Mr. Korty died March 9. He was known for his independent films, many made in Marin during the rise of the Bay Area filmmaking scene known as the “New Hollywood.”
Mr. Korty moved to California in the 1960s. His independent film “Crazy Quilt,” released in 1966, won critical acclaim and drew young filmmakers George Lucas and Francis Ford Coppola to Northern California to visit Mr. Korty’s Stinson Beach studio. Mr. Korty later established a studio that operated for 20 years in Mill Valley.
Mr. Korty projects included television films such as “Go Ask Alice” and ”The Autobiography of Miss Jane Pittman,” for which he won an Emmy award for direction and a Directors Guild of America award. His animated shorts were featured on episodes of “Sesame Street.”
Mr. Korty won an Oscar alongside Dan McCann and Warren L. Lockhart, and an Emmy for outstanding individual achievement for an informational program, for the documentary film “Who Are the DeBolts? And Where Did They Get Nineteen Kids?” released in 1977.
He was described by the film critic Leonard Maltin as “a principled filmmaker who has worked both outside and within the mainstream, attempting to find projects that support his humanistic beliefs.”
Mill Valley Film Festival Executive Director Mark Fishkin called Mr. Korty “a terrific gentleman, and an accomplished filmmaker in almost every genre.”
“John was clearly the impetus of a new generation of filmmakers that came to San Francisco,” Fishkin said.
In an interview reflecting on his body of work in 2011, Mr. Korty said “I like variety. I like to go from comedy to serious films to animation.
”To me, my work is a kind of vacation, and I don’t like to go to the same place over and over again,” he said.
Mr. Korty was born in Lafayette, Indiana and attended Antioch College in Ohio. He lived in Point Reyes Station for the last 30 years of his life.

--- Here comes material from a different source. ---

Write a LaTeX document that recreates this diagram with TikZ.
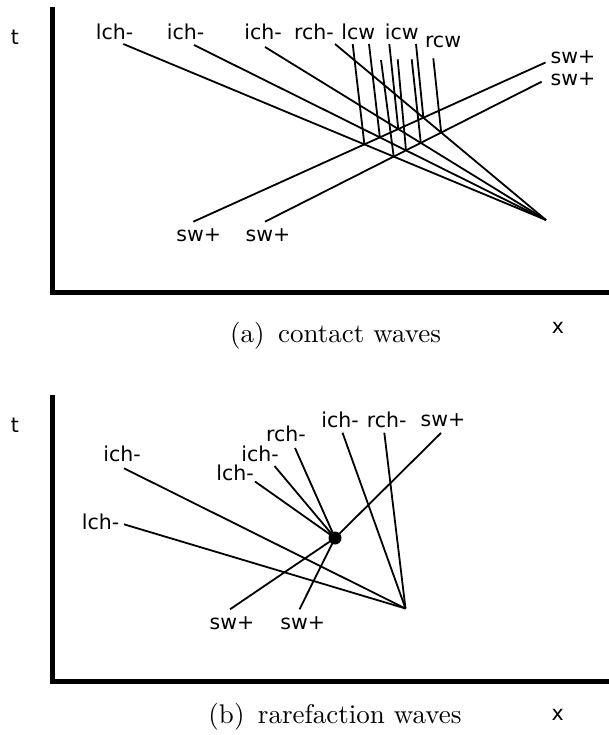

He is survived by his wife Jane Sylvia, three children Jonathan, David and Gabriel Korty and siblings Doug and Nancy Korty.
In his spare time, Mr. Korty would row a boat in Tomales Bay. Before he died, he was still putting together local films he never finished, Jane Sylvia said.
“He loved the town of Point Reyes Station, and he was really happy living in this community,” she said.
Gabriel Korty remembered his father’s interest in human rights and connections, his ability as a parent and love for West Marin.
”He was very committed to his work,” he said. “He was kind of forward thinking, and creative from such an early age … ahead of his time in many ways.”